Seanad debates

Thursday, 28 March 2019

Nithe i dtosach suíonna - Commencement Matters

Organ Donation Data

10:30 am

Photo of Mark DalyMark Daly (Fianna Fail) | Oireachtas source

I thank my county colleague for coming before the House to take this matter on behalf of the Minister. I raised it over six months ago and I raise it again today. Two weeks ago, I tabled the matter for a Commencement debate and then received a reply by email from the Minister. He was only able to come in on that occasion. In the reply to which I refer, he explained why it is not possible for his Department to share on driver licences held by people in this country information to the effect that they want to be organ donors. A person is asked this question as part of the application process, and the response is printed on the licence in the form of a code, 115, which indicates that the person wants to be an organ donor. The Minister stated that under EU rules on data protection, we would need the permission of applicants to share their data. He also indicated that the difficulty was that people had not been asked if they were willing to have this data shared with a third party such as the HSE and that it would not be possible to share it without their consent. He was obviously unaware that he had already allowed his Department to share data from the driver licence registry with private companies such as eFlow and people who clamp vehicles. The Department had also shared the data with the Garda and the Courts Service, as it should have done. However, he stated at the time that data protection rules would not allow him to share the data with the HSE. That was not true. I have with me a copy of the statutory instrument that would allow him to share the data with the HSE. He has signed similar instruments for all the other bodies, including the courts, clamping companies and private operators such as eFlow to which I referred.

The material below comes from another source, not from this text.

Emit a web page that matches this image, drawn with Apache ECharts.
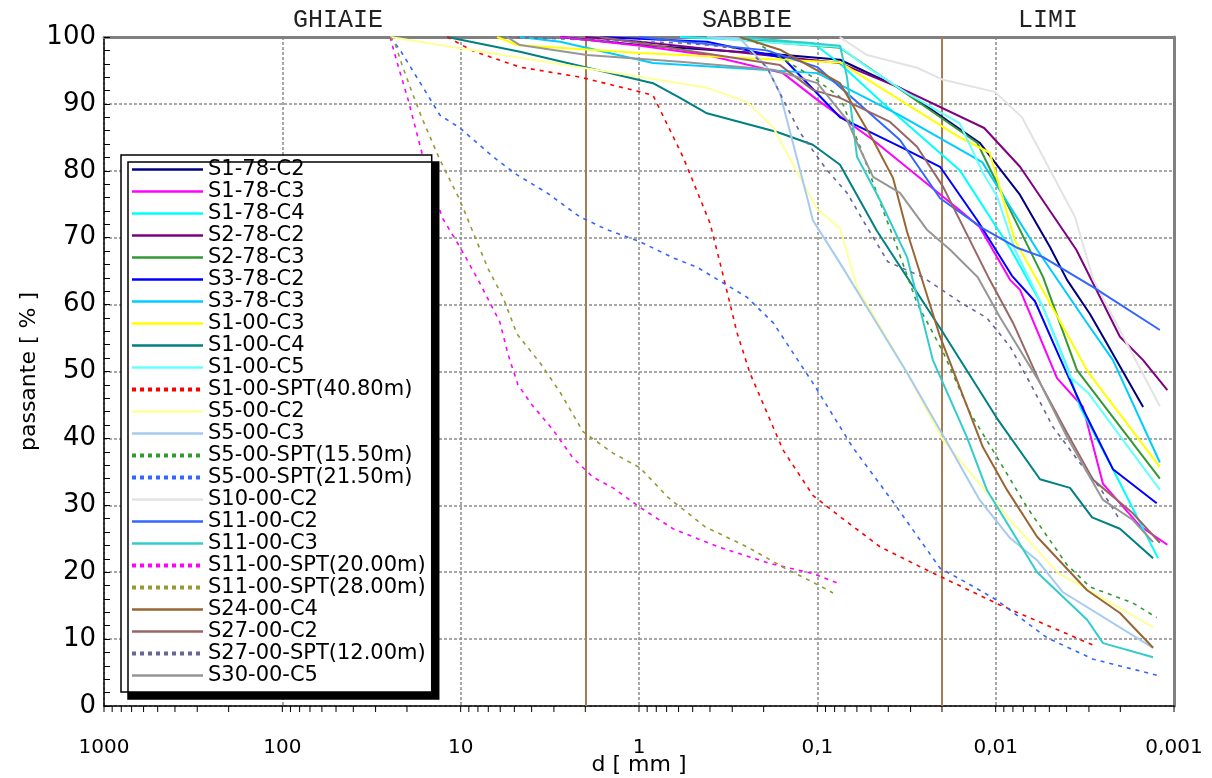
<!DOCTYPE html>
<html>
<head>
<meta charset="utf-8">
<script src="https://cdn.jsdelivr.net/npm/echarts@6/dist/echarts.min.js"></script>
<style>
html,body{margin:0;padding:0;background:#fff;}
#chart{width:1212px;height:778px;}
</style>
</head>
<body>
<div id="chart"></div>
<script>
// ---- data: [d (mm), passante (%)] ----
const S1_78_C2 = [[2.77,100],[1.0,98.8],[0.152,97.3],[0.0746,96.6],[0.0344,92.4],[0.0123,84.2],[0.0073,76.4],[0.00496,68.6],[0.00398,63.7],[0.00296,58.6],[0.00244,54.7],[0.00149,44.7]];
const S1_78_C3 = [[2.77,100],[0.987,98.7],[0.416,97.3],[0.156,94.6],[0.1,90.6],[0.0487,84.6],[0.0159,74.1],[0.0123,71.6],[0.0083,63.7],[0.0073,62.2],[0.00453,49.0],[0.00324,44.7],[0.0025,33.2],[0.00155,26.9],[0.00109,24.1]];
const S1_78_C4 = [[0.589,100],[0.106,99.1],[0.0746,96.0],[0.0445,90.5],[0.0159,80.1],[0.0082,68.2],[0.00542,59.6],[0.00398,50.7],[0.00336,44.7],[0.0022,35.4],[0.00123,22.1]];
const S2_78_C2 = [[2.0,100],[0.987,99.3],[0.0746,96.1],[0.0344,92.4],[0.0116,86.4],[0.0073,80.6],[0.00353,68.2],[0.00201,55.2],[0.00149,51.7],[0.00109,47.2]];
const S2_78_C3 = [[0.416,100],[0.0746,98.4],[0.0127,84.2],[0.00542,64.1],[0.0035,50.2],[0.0012,34.0]];
const S3_78_C2 = [[1.65,100],[0.416,99.3],[0.156,96.9],[0.0746,88.0],[0.0344,83.6],[0.0205,80.6],[0.0126,72.5],[0.0081,64.3],[0.00602,60.5],[0.00436,52.0],[0.00324,44.4],[0.0022,35.4],[0.00125,30.3]];
const S3_78_C3 = [[4.65,100],[2.77,99.3],[0.835,96.1],[0.1,94.6],[0.0344,88.3],[0.0119,81.3],[0.00586,68.2],[0.00316,57.7],[0.0022,51.7],[0.0012,36.4]];
const S1_00_C3 = [[6.25,100],[4.83,98.8],[0.987,97.6],[0.0746,96.2],[0.0159,85.0],[0.0108,82.7],[0.0078,69.6],[0.00586,63.7],[0.00303,49.9],[0.0012,35.7]];
const S1_00_C4 = [[11.9,100],[4.65,97.8],[0.835,93.1],[0.589,90.9],[0.416,88.6],[0.168,85.8],[0.106,83.9],[0.0746,80.9],[0.0463,71.0],[0.0205,56.5],[0.00983,43.0],[0.00564,33.9],[0.00383,32.6],[0.00288,28.2],[0.00201,26.5],[0.00131,22.1]];
const S1_00_C5 = [[0.416,100],[0.248,99.4],[0.0746,98.5],[0.0527,95.5],[0.0314,91.6],[0.0159,87.1],[0.0118,79.7],[0.00983,76.2],[0.0078,68.2],[0.00542,59.6],[0.00383,49.2],[0.00303,46.8],[0.0012,32.3]];
const S1_00_SPT40 = [[11.9,100],[8.53,97.9],[4.65,95.5],[2.14,94.0],[0.987,91.8],[0.835,91.3],[0.567,82.1],[0.4,72.2],[0.351,66.2],[0.282,55.8],[0.239,49.8],[0.156,38.3],[0.106,31.5],[0.0746,28.3],[0.0445,23.8],[0.0256,20.6],[0.00946,15.1],[0.00284,9.1]];
const S5_00_C2 = [[24.9,100],[0.589,93.1],[0.416,92.4],[0.248,90.3],[0.177,86.5],[0.1,74.2],[0.0746,71.4],[0.0599,62.6],[0.0314,49.8],[0.0197,39.7],[0.0083,27.8],[0.00447,19.9],[0.00131,11.8]];
const S5_00_C3 = [[0.416,100],[0.272,99.8],[0.192,95.5],[0.162,91.6],[0.115,76.4],[0.106,72.6],[0.0746,66.2],[0.0527,59.6],[0.0314,49.8],[0.018,38.6],[0.0123,30.8],[0.0083,25.1],[0.00586,21.8],[0.00419,17.0],[0.00131,8.7]];
const S5_00_SPT15 = [[0.248,100],[0.106,94.0],[0.0746,91.0],[0.0576,83.6],[0.0428,74.1],[0.0367,69.4],[0.0276,60.2],[0.0197,52.9],[0.0139,43.8],[0.00983,37.2],[0.00667,29.7],[0.00398,21.1],[0.00296,17.8],[0.0017,15.4],[0.00125,13.2]];
const S5_00_SPT21 = [[24.9,100],[21.9,98.1],[13.05,88.3],[10.09,86.4],[6.59,82.1],[4.83,79.4],[3.28,76.7],[2.14,73.1],[1.51,71.2],[0.987,69.4],[0.645,67.0],[0.473,65.6],[0.248,61.1],[0.177,57.3],[0.106,48.3],[0.0631,38.6],[0.0376,30.5],[0.0205,20.6],[0.0145,18.4],[0.00983,15.8],[0.00515,10.2],[0.00284,7.0],[0.00125,4.6]];
const S10_00_C2 = [[0.075,100],[0.0527,97.3],[0.0276,95.4],[0.0197,93.6],[0.0101,91.8],[0.00712,88.0],[0.00359,73.1],[0.00284,63.8],[0.0012,44.8]];
const S11_00_C2 = [[1.0,100],[0.192,98.0],[0.1,95.5],[0.0344,84.6],[0.0205,75.9],[0.0118,71.4],[0.0076,68.5],[0.00542,67.1],[0.00284,62.6],[0.0012,56.2]];
const S11_00_C3 = [[0.272,100],[0.0746,98.7],[0.0682,94.0],[0.0599,82.1],[0.0445,75.6],[0.0314,67.1],[0.0225,51.7],[0.0145,40.2],[0.0112,32.3],[0.00586,20.0],[0.00307,12.9],[0.0025,9.4],[0.00131,7.3]];
const S11_00_SPT20 = [[24.9,100],[22.5,95.8],[19.7,90.6],[16.5,82.7],[12.7,73.0],[10.09,68.6],[7.8,63.2],[6.03,57.4],[5.43,52.6],[4.77,48.0],[3.98,45.0],[3.04,41.3],[2.35,37.1],[1.81,34.2],[1.4,32.6],[0.987,29.7],[0.645,26.5],[0.361,23.8],[0.184,21.3],[0.106,19.8],[0.0776,18.4]];
const S11_00_SPT28 = [[24.9,100],[23.4,99.1],[21.3,95.8],[19.2,92.5],[16.5,87.9],[13.05,81.6],[10.09,75.6],[8.31,70.1],[7.03,65.4],[5.79,61.1],[4.83,55.6],[3.59,51.3],[2.77,46.9],[2.06,41.0],[1.4,37.8],[0.987,35.6],[0.688,31.2],[0.427,26.8],[0.248,23.8],[0.152,20.6],[0.0941,17.8],[0.0817,16.9]];
const S24_00_C4 = [[0.272,100],[0.162,98.1],[0.0746,93.1],[0.0487,84.6],[0.0376,78.9],[0.0314,70.9],[0.0205,55.2],[0.0118,38.7],[0.00864,32.3],[0.00586,25.3],[0.00307,17.3],[0.00201,13.9],[0.00131,8.7]];
const S27_00_C2 = [[1.65,100],[0.162,95.8],[0.106,92.1],[0.0746,90.9],[0.0391,87.3],[0.0276,83.6],[0.0197,77.6],[0.0108,63.7],[0.008,57.3],[0.00564,48.3],[0.00398,40.8],[0.00284,33.8],[0.0017,28.8],[0.0012,24.4]];
const S27_00_SPT12 = [[5.5,100],[0.589,99.1],[0.416,98.8],[0.248,98.1],[0.192,95.5],[0.162,91.6],[0.125,85.7],[0.0883,80.1],[0.0682,76.7],[0.0527,71.6],[0.0402,66.4],[0.0256,64.1],[0.0159,60.4],[0.0112,58.0],[0.0083,53.7],[0.00642,48.3],[0.00477,41.7],[0.00336,36.3],[0.0026,32.6],[0.00201,27.8]];
const S30_00_C5 = [[5.5,100],[4.65,98.8],[1.96,97.3],[0.589,96.3],[0.177,95.1],[0.1,93.1],[0.0682,87.6],[0.0599,84.2],[0.0487,79.1],[0.0344,76.7],[0.0243,71.2],[0.018,68.2],[0.0126,64.1],[0.00946,58.1],[0.00564,48.3],[0.00398,40.2],[0.0025,30.8],[0.0017,27.8],[0.00131,24.5]];

const seriesNames = ['S1-78-C2','S1-78-C3','S1-78-C4','S2-78-C2','S2-78-C3','S3-78-C2','S3-78-C3','S1-00-C3','S1-00-C4','S1-00-C5','S1-00-SPT(40.80m)','S5-00-C2','S5-00-C3','S5-00-SPT(15.50m)','S5-00-SPT(21.50m)','S10-00-C2','S11-00-C2','S11-00-C3','S11-00-SPT(20.00m)','S11-00-SPT(28.00m)','S24-00-C4','S27-00-C2','S27-00-SPT(12.00m)','S30-00-C5'];
const seriesData = [S1_78_C2,S1_78_C3,S1_78_C4,S2_78_C2,S2_78_C3,S3_78_C2,S3_78_C3,S1_00_C3,S1_00_C4,S1_00_C5,S1_00_SPT40,S5_00_C2,S5_00_C3,S5_00_SPT15,S5_00_SPT21,S10_00_C2,S11_00_C2,S11_00_C3,S11_00_SPT20,S11_00_SPT28,S24_00_C4,S27_00_C2,S27_00_SPT12,S30_00_C5];
const xTickLabels = {'1000':'1000','100':'100','10':'10','1':'1','0.1':'0,1','0.01':'0,01','0.001':'0,001'};
const zoneLabels = ['GHIAIE','SABBIE','LIMI'];
const zoneBounds = [2, 0.02];

// ---- styles ----
const colors = ['#000080','#ff00ff','#00ffff','#800080','#339933','#0000ff','#00ccff','#ffff00','#008080','#66ffff','#ff0000','#ffff99','#a6caf0','#339933','#3366ff','#e3e3e3','#3366ff','#33cccc','#ff00ff','#999933','#996633','#996666','#666699','#969696'];
const dotted = [false,false,false,false,false,false,false,false,false,false,true,false,false,true,true,false,false,false,true,true,false,false,true,false];

const minorTickVals = [];
for (let k = -3; k <= 2; k++) {
  for (let m = 1; m <= 9; m++) minorTickVals.push([m * Math.pow(10, k), 0]);
}
minorTickVals.push([1000, 0]);

const chart = echarts.init(document.getElementById('chart'), null, {renderer: 'canvas'});
const FONT = 'DejaVu Sans';

const series = seriesNames.map((name, i) => ({
  name: name,
  type: 'line',
  data: seriesData[i],
  symbol: 'none',
  xAxisIndex: 0, yAxisIndex: 0,
  lineStyle: dotted[i] ? {color: colors[i], width: 1.6, type: [4, 5]} : {color: colors[i], width: 2},
  itemStyle: {color: colors[i]},
  z: 3
}));
series[0].markLine = {
  silent: true, symbol: 'none', label: {show: false},
  lineStyle: {color: '#a67c52', width: 2, type: 'solid'},
  data: zoneBounds.map(v => ({xAxis: v})),
  z: 2
};
series.push({
  type: 'custom', name: '_ticks', silent: true, clip: false,
  xAxisIndex: 0, yAxisIndex: 0,
  data: minorTickVals,
  encode: {x: 0, y: 1},
  renderItem: function (params, api) {
    const p = api.coord([api.value(0), 0]);
    return {type: 'line', shape: {x1: p[0], y1: p[1], x2: p[0], y2: p[1] + 6}, style: {stroke: '#000', lineWidth: 1}};
  }
});

const option = {
  animation: false,
  backgroundColor: '#fff',
  grid: {left: 104, top: 37, right: 38, bottom: 72, containLabel: false, outerBoundsMode: 'none'},
  xAxis: [{
    type: 'log', logBase: 10, min: 0.001, max: 1000, inverse: true,
    name: 'd [ mm ]', nameLocation: 'middle', nameGap: 48, nameMoveOverlap: false,
    nameTextStyle: {fontFamily: FONT, fontSize: 22, color: '#000'},
    axisLine: {show: true, onZero: false, lineStyle: {color: '#000', width: 1.5}},
    axisTick: {show: false},
    axisLabel: {fontFamily: FONT, fontSize: 20, color: '#000', margin: 32,
      formatter: v => xTickLabels[String(+v.toPrecision(6))] || String(v).replace('.', ',')},
    splitLine: {show: true, lineStyle: {color: '#8c8c8c', width: 1.5, type: [3, 2]}},
    minorSplitLine: {show: false}
  }, {
    type: 'value', position: 'top', min: 0, max: 1,
    axisLine: {show: true, onZero: false, lineStyle: {color: '#808080', width: 3}},
    axisTick: {show: false}, axisLabel: {show: false}, splitLine: {show: false}
  }],
  yAxis: [{
    type: 'value', min: 0, max: 100, interval: 10,
    name: 'passante [ % ]', nameLocation: 'middle', nameGap: 64, nameRotate: 90, nameMoveOverlap: false,
    nameTextStyle: {fontFamily: FONT, fontSize: 22, color: '#000'},
    axisLine: {show: true, onZero: false, lineStyle: {color: '#000', width: 1.5}},
    axisTick: {show: true, inside: true, length: 6, lineStyle: {color: '#000'}},
    minorTick: {show: true, splitNumber: 5, length: 6, lineStyle: {color: '#000'}},
    axisLabel: {fontFamily: FONT, fontSize: 26, color: '#000', margin: 8},
    splitLine: {show: true, lineStyle: {color: '#8c8c8c', width: 1.5, type: [3, 2]}}
  }, {
    type: 'value', position: 'right', min: 0, max: 1,
    axisLine: {show: true, onZero: false, lineStyle: {color: '#808080', width: 3}},
    axisTick: {show: false}, axisLabel: {show: false}, splitLine: {show: false}
  }],
  legend: {
    show: true, orient: 'vertical', left: 121, top: 155, height: 600,
    padding: [4, 6, 6, 9], itemGap: 1, itemWidth: 71, itemHeight: 14,
    backgroundColor: '#fff', borderColor: '#000', borderWidth: 1.5,
    shadowColor: '#000', shadowBlur: 0, shadowOffsetX: 7, shadowOffsetY: 7,
    itemStyle: {opacity: 0},
    textStyle: {fontFamily: FONT, fontSize: 21, color: '#000'},
    data: seriesNames.map((n, i) => ({
      name: n,
      itemStyle: {opacity: 0},
      lineStyle: dotted[i] ? {width: 4, type: [4, 4]} : {width: 2.5}
    }))
  },
  graphic: [
    {type: 'text', left: 293, top: 8, style: {text: zoneLabels[0], font: '25px "Liberation Mono"', fill: '#222'}},
    {type: 'text', left: 702, top: 8, style: {text: zoneLabels[1], font: '25px "Liberation Mono"', fill: '#222'}},
    {type: 'text', left: 1018, top: 8, style: {text: zoneLabels[2], font: '25px "Liberation Mono"', fill: '#222'}}
  ],
  series: series
};
chart.setOption(option);
</script>
</body>
</html>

We have discovered from the Irish Kidney Association that sharing these data with healthcare professionals is important because of their ability to share the data with the families of loved ones who are potential donors. Only approximately 300 families find themselves in this situation in any given year. If specialist nurses are not involved in talking to families, only 22% will offer their loved ones' organs to be donated. If, however, a specialist nurse who is a transplant co-ordinator asks a family, the figure increases to 52%. Furthermore, if the family is informed, and it is shown, that their loved one wanted to be an organ donor, this increases to 92%. We would therefore go from about 50-50 to 92% if the Minister would only sign the statutory instrument to allow the HSE access to this information. Since we have highlighted this issue in the media, the change in the Minister's response has been interesting. At first he stated that because of European rules, he cannot share the data. Then it was pointed out that actually he had shared the data already. He has now come back with a new reply stating it is up to the Department of Health to ask for the data.

Our request, and I hope the Cathaoirleach will allow it, is that during Organ Donor Awareness Week, which is next week, the Minister for Health come in and indicate why he has not requested the information from the Minister for Transport, Tourism and Sport. Perhaps the Minister of State might use his good offices to ask that this simple process whereby the Department of Transport, Tourism and Sport would share the data and the Department of Health would ask for the data be followed in order that when families are faced with the traumatic situation whereby they lose a loved one, they would have the information at hand to the effect that their loved one wanted to be an organ donor. The number of people who have indicated on their driver licences that they want to be organ donors is reaching 1 million. This information is available to everyone else - clampers, the courts and the Garda - but it is not available to the families of the loved ones facing a decision that is traumatic and extreme but that can transform and save the lives of many people.